→ EXERCISE REQUIREMENTS
Set down only those lines that fall from the line containing "Rebuild this chart" through the line containing "plt.rcParams['font.family'] = ['Roboto', 'DejaVu", unchanged and without pictures.

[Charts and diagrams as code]
========================================
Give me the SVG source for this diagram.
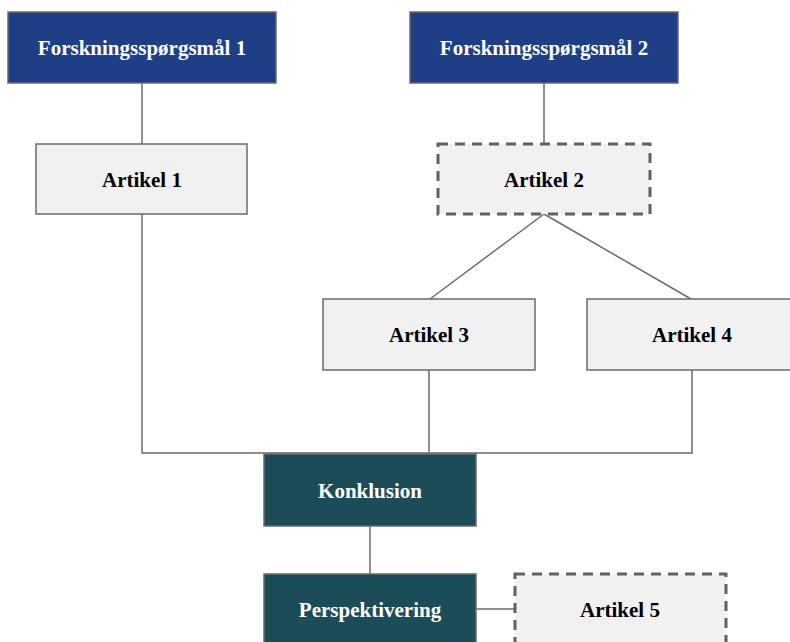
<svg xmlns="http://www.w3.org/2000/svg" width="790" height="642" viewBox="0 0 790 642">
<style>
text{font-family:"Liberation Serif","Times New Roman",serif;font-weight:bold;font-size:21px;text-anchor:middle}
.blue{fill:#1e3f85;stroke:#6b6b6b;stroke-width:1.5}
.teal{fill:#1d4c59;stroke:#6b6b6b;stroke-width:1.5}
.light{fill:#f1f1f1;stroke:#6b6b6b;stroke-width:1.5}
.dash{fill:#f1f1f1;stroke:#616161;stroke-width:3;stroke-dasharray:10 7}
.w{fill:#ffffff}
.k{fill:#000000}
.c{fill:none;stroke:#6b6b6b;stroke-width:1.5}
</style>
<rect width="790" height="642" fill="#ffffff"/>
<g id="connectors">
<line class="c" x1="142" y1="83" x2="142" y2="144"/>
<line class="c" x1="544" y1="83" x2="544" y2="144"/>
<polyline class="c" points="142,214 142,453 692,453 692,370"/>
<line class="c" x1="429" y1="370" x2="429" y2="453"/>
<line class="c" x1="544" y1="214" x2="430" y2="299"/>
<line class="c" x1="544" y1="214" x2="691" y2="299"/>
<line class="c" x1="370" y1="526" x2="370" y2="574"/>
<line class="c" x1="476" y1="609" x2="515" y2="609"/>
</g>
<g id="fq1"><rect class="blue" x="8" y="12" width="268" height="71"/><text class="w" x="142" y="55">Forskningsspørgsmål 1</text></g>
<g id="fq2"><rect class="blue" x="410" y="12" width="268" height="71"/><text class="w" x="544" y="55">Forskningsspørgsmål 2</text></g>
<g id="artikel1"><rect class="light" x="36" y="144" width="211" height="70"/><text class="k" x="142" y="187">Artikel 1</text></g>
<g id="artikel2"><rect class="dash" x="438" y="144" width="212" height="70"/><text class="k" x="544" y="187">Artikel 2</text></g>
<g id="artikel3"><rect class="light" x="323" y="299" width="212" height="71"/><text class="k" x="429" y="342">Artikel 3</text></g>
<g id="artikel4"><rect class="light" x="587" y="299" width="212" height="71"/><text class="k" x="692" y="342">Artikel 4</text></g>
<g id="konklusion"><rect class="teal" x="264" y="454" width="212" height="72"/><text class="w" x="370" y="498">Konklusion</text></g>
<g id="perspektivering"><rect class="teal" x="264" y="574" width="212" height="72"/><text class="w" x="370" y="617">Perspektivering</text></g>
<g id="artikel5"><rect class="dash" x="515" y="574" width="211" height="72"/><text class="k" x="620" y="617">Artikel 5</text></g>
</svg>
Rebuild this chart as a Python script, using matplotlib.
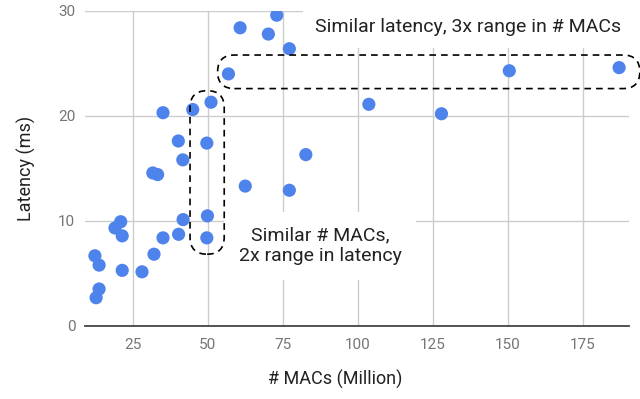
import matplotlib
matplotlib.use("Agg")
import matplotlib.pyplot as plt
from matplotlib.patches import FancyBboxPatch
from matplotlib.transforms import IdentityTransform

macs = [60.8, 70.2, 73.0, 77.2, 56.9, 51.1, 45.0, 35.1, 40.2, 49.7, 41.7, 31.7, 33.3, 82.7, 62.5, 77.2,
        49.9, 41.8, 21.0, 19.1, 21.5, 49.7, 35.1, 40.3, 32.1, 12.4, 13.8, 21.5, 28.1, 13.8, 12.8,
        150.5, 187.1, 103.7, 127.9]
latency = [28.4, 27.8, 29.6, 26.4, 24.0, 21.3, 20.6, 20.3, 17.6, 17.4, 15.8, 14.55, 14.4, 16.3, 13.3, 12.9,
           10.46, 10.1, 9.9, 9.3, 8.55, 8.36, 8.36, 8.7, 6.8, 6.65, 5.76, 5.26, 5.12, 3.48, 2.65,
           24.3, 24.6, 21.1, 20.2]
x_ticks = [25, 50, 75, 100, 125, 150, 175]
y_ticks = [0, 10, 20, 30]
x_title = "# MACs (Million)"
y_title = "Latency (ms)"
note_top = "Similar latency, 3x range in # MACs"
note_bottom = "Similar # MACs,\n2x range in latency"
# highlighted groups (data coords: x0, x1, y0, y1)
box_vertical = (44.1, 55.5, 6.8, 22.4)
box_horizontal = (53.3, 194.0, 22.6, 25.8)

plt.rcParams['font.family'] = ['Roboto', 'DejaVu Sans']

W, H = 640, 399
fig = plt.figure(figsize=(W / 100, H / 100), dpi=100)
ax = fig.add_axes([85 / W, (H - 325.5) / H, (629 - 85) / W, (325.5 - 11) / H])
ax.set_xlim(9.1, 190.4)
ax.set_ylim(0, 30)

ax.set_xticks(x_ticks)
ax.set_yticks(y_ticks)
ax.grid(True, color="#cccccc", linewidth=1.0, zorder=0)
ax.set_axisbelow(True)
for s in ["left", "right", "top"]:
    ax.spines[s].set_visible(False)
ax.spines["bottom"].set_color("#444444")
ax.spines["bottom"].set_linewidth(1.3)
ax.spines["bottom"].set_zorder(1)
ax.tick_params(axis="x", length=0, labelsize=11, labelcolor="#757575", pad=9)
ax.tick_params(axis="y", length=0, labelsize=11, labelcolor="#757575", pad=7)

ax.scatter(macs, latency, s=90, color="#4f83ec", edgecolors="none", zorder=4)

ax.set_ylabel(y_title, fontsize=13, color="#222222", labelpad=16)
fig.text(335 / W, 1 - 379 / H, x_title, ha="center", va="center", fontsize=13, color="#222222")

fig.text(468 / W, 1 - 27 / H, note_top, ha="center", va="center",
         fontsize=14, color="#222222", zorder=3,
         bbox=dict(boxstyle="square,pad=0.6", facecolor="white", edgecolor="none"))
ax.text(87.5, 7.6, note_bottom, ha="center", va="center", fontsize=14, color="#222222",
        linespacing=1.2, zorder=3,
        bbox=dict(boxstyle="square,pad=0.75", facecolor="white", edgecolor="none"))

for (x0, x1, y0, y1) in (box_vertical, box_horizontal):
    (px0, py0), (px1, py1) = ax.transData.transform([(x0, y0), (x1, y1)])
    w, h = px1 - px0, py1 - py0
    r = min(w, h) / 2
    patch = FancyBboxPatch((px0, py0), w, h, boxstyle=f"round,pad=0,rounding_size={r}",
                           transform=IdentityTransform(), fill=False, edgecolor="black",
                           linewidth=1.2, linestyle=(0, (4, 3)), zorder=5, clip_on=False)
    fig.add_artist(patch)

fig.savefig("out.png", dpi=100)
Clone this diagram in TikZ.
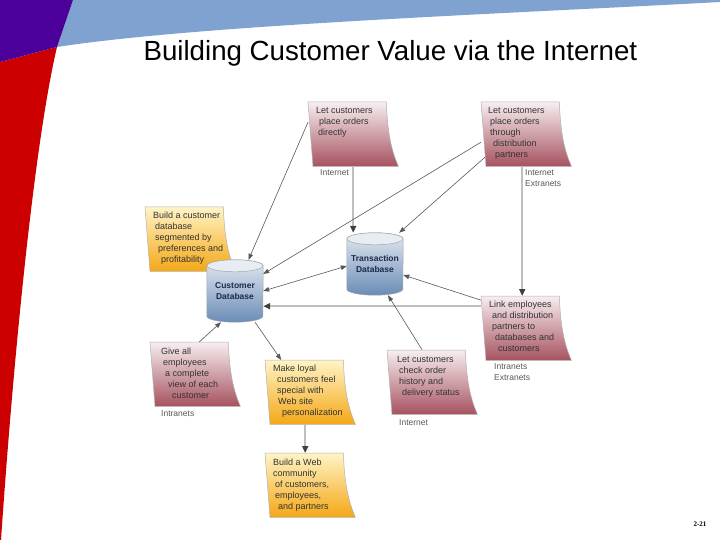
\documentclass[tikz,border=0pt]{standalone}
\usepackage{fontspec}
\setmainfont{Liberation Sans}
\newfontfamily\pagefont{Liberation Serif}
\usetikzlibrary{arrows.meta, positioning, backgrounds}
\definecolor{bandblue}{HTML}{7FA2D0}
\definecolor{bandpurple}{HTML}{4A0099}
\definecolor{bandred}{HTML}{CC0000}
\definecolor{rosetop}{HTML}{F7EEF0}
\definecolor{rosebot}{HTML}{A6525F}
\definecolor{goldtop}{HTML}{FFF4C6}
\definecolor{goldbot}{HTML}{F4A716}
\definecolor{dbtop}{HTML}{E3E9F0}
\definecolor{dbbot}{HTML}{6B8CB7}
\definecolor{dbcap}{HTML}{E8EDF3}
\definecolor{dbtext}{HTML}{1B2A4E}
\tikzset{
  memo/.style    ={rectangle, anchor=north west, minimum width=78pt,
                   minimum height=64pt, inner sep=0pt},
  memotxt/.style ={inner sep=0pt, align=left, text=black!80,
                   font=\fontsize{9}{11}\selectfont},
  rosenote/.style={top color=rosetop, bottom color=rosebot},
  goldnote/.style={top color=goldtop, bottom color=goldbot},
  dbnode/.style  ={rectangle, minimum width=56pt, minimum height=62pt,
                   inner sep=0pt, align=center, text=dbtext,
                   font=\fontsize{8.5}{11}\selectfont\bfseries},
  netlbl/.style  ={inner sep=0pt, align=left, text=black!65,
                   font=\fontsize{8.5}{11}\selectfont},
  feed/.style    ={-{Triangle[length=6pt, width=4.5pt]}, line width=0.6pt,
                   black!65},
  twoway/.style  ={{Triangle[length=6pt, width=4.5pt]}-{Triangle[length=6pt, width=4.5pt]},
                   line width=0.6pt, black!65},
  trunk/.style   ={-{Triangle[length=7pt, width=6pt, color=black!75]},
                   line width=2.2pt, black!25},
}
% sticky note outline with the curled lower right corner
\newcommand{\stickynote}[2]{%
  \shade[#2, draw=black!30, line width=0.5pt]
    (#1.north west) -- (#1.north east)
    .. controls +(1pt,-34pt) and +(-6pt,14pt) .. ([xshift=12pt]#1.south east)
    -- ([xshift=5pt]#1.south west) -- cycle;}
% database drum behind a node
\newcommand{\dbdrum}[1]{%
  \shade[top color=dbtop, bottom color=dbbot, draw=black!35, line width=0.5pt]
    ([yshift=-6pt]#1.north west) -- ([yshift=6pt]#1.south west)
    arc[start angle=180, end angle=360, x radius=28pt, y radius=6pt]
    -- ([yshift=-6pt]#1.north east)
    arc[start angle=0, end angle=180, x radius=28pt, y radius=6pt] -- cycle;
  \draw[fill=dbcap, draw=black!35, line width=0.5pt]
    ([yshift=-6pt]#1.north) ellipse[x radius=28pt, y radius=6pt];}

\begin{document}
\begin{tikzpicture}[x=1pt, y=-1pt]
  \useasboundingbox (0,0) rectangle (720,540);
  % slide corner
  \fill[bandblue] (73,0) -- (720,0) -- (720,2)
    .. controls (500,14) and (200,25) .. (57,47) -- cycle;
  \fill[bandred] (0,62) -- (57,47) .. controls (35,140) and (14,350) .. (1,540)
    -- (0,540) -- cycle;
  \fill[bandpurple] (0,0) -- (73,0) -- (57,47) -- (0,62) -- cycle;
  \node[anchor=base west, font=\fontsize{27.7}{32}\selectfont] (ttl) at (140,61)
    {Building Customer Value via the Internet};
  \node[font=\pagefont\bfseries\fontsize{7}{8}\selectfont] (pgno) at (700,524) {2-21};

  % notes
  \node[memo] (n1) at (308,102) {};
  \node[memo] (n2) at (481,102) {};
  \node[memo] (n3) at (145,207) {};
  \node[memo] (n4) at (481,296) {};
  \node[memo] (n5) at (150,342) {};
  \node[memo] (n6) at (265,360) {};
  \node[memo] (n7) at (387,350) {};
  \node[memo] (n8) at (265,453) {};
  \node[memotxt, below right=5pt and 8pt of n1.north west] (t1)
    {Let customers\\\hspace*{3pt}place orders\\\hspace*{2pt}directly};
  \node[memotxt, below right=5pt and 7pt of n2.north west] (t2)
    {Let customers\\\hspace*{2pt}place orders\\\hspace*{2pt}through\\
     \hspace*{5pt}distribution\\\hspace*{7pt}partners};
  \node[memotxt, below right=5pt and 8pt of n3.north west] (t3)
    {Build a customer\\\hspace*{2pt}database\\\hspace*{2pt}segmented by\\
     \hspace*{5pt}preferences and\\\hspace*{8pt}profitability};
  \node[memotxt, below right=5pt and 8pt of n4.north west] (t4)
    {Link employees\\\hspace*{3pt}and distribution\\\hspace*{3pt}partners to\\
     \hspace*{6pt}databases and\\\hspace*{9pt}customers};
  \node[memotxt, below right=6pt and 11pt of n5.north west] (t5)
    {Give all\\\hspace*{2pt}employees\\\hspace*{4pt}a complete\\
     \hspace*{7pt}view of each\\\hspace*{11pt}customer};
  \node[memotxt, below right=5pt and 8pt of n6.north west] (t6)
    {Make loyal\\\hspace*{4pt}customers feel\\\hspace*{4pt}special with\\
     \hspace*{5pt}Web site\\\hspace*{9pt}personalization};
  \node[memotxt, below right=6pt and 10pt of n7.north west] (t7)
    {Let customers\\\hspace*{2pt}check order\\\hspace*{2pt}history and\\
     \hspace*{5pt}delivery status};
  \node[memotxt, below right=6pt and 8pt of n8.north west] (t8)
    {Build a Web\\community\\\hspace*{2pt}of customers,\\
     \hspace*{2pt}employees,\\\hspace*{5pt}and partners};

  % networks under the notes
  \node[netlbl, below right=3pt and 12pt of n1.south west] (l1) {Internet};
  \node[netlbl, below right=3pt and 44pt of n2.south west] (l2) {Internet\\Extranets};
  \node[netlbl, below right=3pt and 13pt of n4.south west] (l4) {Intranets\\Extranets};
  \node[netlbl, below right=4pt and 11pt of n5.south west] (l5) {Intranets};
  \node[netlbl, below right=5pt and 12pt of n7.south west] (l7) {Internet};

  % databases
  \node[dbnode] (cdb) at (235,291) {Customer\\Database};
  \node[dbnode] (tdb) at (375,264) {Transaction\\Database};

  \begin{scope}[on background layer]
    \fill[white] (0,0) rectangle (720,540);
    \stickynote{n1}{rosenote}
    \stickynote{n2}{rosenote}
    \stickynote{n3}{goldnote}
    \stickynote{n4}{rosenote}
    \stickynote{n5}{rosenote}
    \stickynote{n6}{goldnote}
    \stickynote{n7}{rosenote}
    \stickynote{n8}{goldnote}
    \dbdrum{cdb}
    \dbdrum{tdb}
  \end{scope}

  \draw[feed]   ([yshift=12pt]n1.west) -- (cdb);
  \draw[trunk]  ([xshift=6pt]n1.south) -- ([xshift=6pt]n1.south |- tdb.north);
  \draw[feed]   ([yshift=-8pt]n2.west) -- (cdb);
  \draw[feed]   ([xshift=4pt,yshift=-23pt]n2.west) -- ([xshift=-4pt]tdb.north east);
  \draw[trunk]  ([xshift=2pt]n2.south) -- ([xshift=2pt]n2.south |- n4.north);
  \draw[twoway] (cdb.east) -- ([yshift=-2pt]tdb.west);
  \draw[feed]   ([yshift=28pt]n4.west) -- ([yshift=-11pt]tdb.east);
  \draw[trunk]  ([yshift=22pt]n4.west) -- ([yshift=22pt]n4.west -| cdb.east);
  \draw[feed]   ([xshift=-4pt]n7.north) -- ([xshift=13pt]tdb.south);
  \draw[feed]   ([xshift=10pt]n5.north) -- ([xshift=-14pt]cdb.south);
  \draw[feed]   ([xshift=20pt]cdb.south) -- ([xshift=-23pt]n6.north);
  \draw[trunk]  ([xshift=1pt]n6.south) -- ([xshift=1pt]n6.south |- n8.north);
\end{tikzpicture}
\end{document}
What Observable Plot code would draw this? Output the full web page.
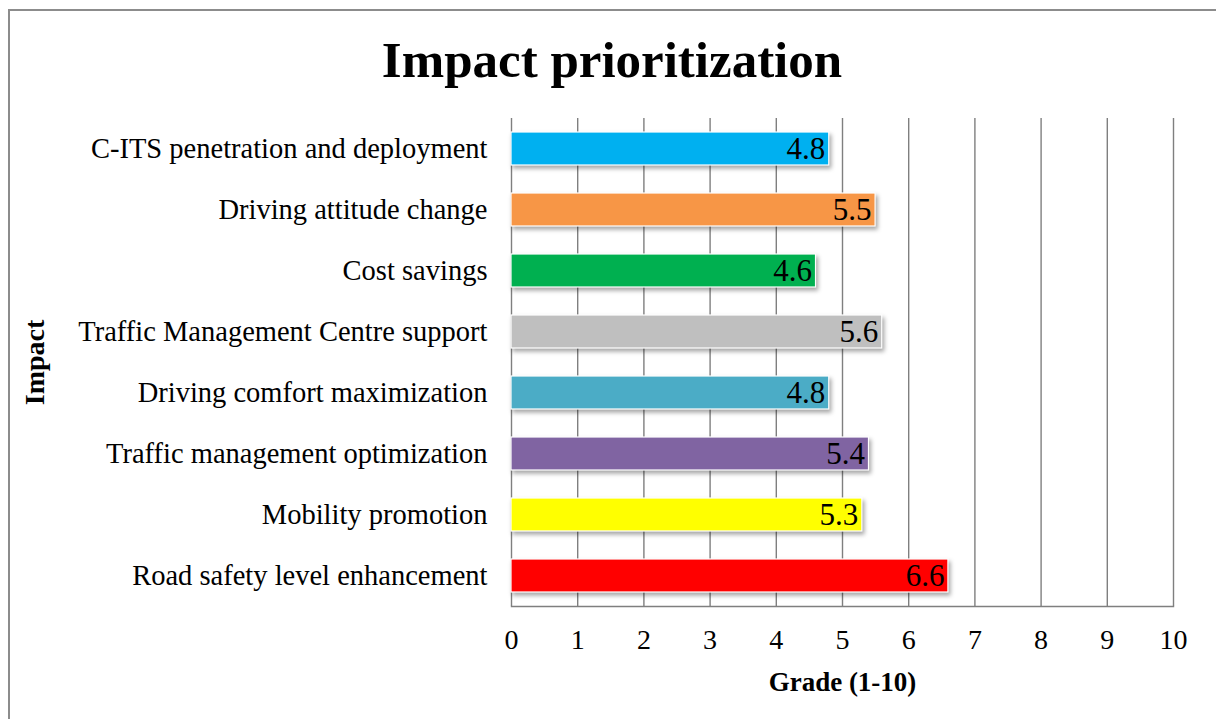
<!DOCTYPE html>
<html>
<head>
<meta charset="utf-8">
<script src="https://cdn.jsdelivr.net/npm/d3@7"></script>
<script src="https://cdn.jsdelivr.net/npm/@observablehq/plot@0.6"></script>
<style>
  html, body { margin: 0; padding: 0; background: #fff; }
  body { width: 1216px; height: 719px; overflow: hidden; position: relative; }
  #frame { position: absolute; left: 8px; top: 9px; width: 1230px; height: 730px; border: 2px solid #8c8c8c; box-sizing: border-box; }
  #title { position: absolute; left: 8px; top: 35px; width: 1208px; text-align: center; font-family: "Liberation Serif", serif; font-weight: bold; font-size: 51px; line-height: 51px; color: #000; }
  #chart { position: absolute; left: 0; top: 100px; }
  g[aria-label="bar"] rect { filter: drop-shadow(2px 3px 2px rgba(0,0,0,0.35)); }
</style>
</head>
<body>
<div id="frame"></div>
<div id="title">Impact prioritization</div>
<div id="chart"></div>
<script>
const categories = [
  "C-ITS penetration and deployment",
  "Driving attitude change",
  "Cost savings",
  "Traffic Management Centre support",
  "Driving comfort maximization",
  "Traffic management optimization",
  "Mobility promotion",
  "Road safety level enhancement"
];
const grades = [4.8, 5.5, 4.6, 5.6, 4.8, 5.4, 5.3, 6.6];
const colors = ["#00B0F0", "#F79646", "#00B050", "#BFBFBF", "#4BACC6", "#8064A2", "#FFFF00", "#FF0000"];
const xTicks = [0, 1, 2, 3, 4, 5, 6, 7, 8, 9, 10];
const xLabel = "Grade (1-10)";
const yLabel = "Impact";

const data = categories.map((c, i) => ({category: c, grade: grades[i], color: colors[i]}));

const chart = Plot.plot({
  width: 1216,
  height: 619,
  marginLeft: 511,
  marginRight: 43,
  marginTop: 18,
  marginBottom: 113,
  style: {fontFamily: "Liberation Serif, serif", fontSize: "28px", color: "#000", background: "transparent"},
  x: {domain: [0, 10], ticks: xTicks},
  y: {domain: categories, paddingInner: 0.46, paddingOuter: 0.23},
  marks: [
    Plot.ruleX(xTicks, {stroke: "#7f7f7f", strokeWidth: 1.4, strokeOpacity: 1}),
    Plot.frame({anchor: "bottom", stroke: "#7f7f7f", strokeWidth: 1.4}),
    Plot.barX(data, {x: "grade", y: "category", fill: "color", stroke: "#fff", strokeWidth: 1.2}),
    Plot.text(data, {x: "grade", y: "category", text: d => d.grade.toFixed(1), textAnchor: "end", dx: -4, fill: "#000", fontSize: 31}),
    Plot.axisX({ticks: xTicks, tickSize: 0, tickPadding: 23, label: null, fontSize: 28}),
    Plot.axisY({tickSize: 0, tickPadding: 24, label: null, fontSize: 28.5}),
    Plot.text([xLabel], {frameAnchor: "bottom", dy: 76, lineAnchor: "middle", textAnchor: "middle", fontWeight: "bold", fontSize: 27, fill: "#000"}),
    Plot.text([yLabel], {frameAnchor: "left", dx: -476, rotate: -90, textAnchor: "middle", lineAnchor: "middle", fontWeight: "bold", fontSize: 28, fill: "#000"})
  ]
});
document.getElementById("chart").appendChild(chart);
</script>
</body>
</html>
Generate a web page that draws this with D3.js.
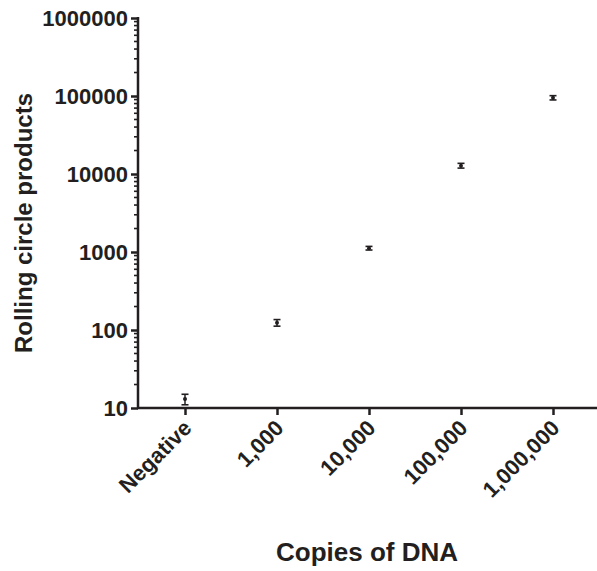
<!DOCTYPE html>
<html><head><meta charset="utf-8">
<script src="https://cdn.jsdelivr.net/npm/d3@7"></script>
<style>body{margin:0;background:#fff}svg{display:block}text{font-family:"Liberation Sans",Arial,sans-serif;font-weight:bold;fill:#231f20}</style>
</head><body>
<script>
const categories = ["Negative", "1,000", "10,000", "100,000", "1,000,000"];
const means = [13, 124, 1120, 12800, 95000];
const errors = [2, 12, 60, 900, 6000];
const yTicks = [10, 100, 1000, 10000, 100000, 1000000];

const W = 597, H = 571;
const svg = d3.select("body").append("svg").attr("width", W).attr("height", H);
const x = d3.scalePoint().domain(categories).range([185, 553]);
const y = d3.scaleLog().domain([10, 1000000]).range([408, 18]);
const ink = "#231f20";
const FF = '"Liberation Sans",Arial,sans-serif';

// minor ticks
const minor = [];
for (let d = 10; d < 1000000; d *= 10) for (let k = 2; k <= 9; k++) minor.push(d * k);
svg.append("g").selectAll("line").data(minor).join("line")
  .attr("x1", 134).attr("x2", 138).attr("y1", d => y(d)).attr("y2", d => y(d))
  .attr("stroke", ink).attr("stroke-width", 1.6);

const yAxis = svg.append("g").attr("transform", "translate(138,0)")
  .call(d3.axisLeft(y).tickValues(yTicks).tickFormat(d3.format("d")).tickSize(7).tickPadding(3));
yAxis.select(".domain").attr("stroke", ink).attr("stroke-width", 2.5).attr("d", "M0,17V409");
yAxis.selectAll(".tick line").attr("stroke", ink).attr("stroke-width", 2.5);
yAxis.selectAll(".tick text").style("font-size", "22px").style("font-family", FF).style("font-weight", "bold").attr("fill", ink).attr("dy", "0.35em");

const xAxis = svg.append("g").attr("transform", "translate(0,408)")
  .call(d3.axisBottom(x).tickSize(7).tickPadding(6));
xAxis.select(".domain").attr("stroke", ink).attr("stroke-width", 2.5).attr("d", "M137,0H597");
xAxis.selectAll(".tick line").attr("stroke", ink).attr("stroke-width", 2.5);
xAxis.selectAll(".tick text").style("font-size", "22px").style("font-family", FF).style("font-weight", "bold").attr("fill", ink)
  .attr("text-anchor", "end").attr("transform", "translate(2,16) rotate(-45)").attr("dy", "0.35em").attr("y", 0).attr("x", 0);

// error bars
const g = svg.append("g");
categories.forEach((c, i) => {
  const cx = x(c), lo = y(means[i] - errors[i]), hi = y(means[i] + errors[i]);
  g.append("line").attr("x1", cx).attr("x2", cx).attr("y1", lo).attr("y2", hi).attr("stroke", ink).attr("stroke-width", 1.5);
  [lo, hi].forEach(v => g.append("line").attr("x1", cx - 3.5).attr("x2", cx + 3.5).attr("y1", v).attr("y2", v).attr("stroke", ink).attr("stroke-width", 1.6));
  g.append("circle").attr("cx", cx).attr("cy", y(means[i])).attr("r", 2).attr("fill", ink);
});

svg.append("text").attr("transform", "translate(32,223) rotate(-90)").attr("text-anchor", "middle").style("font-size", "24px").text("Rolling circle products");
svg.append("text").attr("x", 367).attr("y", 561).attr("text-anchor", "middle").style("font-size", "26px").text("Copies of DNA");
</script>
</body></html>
========================================
→ TASK ANSWER
Rebuild this chart as a Python script, using matplotlib.
import matplotlib
matplotlib.use("Agg")
import matplotlib.pyplot as plt
from matplotlib.patches import FancyBboxPatch
from matplotlib.transforms import IdentityTransform

macs = [60.8, 70.2, 73.0, 77.2, 56.9, 51.1, 45.0, 35.1, 40.2, 49.7, 41.7, 31.7, 33.3, 82.7, 62.5, 77.2,
        49.9, 41.8, 21.0, 19.1, 21.5, 49.7, 35.1, 40.3, 32.1, 12.4, 13.8, 21.5, 28.1, 13.8, 12.8,
        150.5, 187.1, 103.7, 127.9]
latency = [28.4, 27.8, 29.6, 26.4, 24.0, 21.3, 20.6, 20.3, 17.6, 17.4, 15.8, 14.55, 14.4, 16.3, 13.3, 12.9,
           10.46, 10.1, 9.9, 9.3, 8.55, 8.36, 8.36, 8.7, 6.8, 6.65, 5.76, 5.26, 5.12, 3.48, 2.65,
           24.3, 24.6, 21.1, 20.2]
x_ticks = [25, 50, 75, 100, 125, 150, 175]
y_ticks = [0, 10, 20, 30]
x_title = "# MACs (Million)"
y_title = "Latency (ms)"
note_top = "Similar latency, 3x range in # MACs"
note_bottom = "Similar # MACs,\n2x range in latency"
# highlighted groups (data coords: x0, x1, y0, y1)
box_vertical = (44.1, 55.5, 6.8, 22.4)
box_horizontal = (53.3, 194.0, 22.6, 25.8)

plt.rcParams['font.family'] = ['Roboto', 'DejaVu Sans']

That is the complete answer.